White Nation: Fantasies of White Supremacy in a Multicultural Society

*George Fisher*

Although quite different in approach, Ghassan Hage’s book also takes to task white arrogance. Pakistanis in the British midlands, North Africans in urban France, Indo-Chinese in suburban Australia: all have felt the sting of betrayal that comes by living in what might officially be a ‘multicultural’ nation. *White Nation: fantasies of white supremacy in a multicultural society* is a journey through the lived, rather than the official, realities of Western multiculturalism. An anthropologist, Hage dismantles that peculiar feature of dominant white groups that so generously ‘allow’ others to co-exist with them.
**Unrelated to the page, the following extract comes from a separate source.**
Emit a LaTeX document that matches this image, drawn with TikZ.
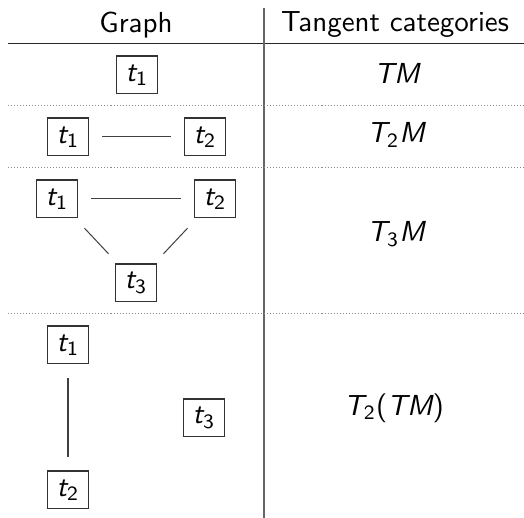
\documentclass[tikz,border=0pt]{standalone}
\usepackage{amsmath}
\usepackage{tikz}

% sans oblique letters and sans digits inside math
\newcommand{\svar}[1]{\text{\sffamily\itshape #1}}
\newcommand{\snum}[1]{\text{\sffamily\upshape #1}}

\begin{document}
\begin{tikzpicture}[x=0.345pt, y=-0.345pt,
    every node/.style={font=\sffamily},
    vertex/.style={draw=black!80, line width=0.35pt, minimum width=14.1pt, minimum height=13.1pt, inner sep=0pt},
    link/.style={draw=black!75, line width=0.35pt, shorten >=4.6pt, shorten <=4.6pt},
    rowsep/.style={draw=black!45, line width=0.35pt, dash pattern=on 0.35pt off 0.69pt}]
  \useasboundingbox (0,0) rectangle (524,518);

  % header
  \node (graph) at (136,25) {Graph};
  \node (tang) at (395,25) {Tangent categories};
  \draw[black!85, line width=0.35pt] (8,44) -- (524,44);
  \draw[black!60, line width=0.4pt] (264,8) -- (264,518);

  % row separators
  \foreach \y in {106,168,314}
    \draw[rowsep] (8,\y) -- (524,\y);

  % one point
  \node[vertex] (a1) at (137,75) {$\svar{t}_{\snum{1}}$};
  \node (tm) at (397,73) {$\svar{TM}$};

  % two points, joined
  \node[vertex] (b1) at (68,137) {$\svar{t}_{\snum{1}}$};
  \node[vertex] (b2) at (205,137) {$\svar{t}_{\snum{2}}$};
  \draw[link] (b1) -- (b2);
  \node (t2m) at (396,135) {$\svar{T}_{\snum{2}}\svar{M}$};

  % three points, all joined
  \node[vertex] (c1) at (57,199) {$\svar{t}_{\snum{1}}$};
  \node[vertex] (c2) at (215,199) {$\svar{t}_{\snum{2}}$};
  \node[vertex] (c3) at (136,283) {$\svar{t}_{\snum{3}}$};
  \draw[link] (c1) -- (c2);
  \draw[link] (c1) -- (c3);
  \draw[link] (c2) -- (c3);
  \node (t3m) at (396,234) {$\svar{T}_{\snum{3}}\svar{M}$};

  % three points, one edge
  \node[vertex] (d1) at (68,345) {$\svar{t}_{\snum{1}}$};
  \node[vertex] (d2) at (68,490) {$\svar{t}_{\snum{2}}$};
  \node[vertex] (d3) at (204,418) {$\svar{t}_{\snum{3}}$};
  \draw[link] (d1) -- (d2);
  \node (t2tm) at (394,408) {$\svar{T}_{\snum{2}}\snum{(}\svar{TM}\snum{)}$};
\end{tikzpicture}
\end{document}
His main target is the self-congratulatory smugness of the white middle-class, inner-city dwelling liberals who see migrants as little more than a range of interesting cuisine. Hage introduces some helpful terms, such as ‘ethnic caging’ and ‘national will’, and teases out the discourses of ‘enrichment’ as well as the colonial art of collecting ‘otherness’. He believes whiteness has more to do with state of mind than with race. Thus migrants can ‘accumulate’ whiteness.

The energy in this book shows that Hage remains positive. The reactionary ‘worriers’ who express endless concern about migrant levels or origins, says Hage, represent merely the ‘last resort of the weak’. There is the usual call for radical change – in particular to de-whiten the police, courts and media. What is less usual is the tone of the work: uncompromisingly passionate and full of hope.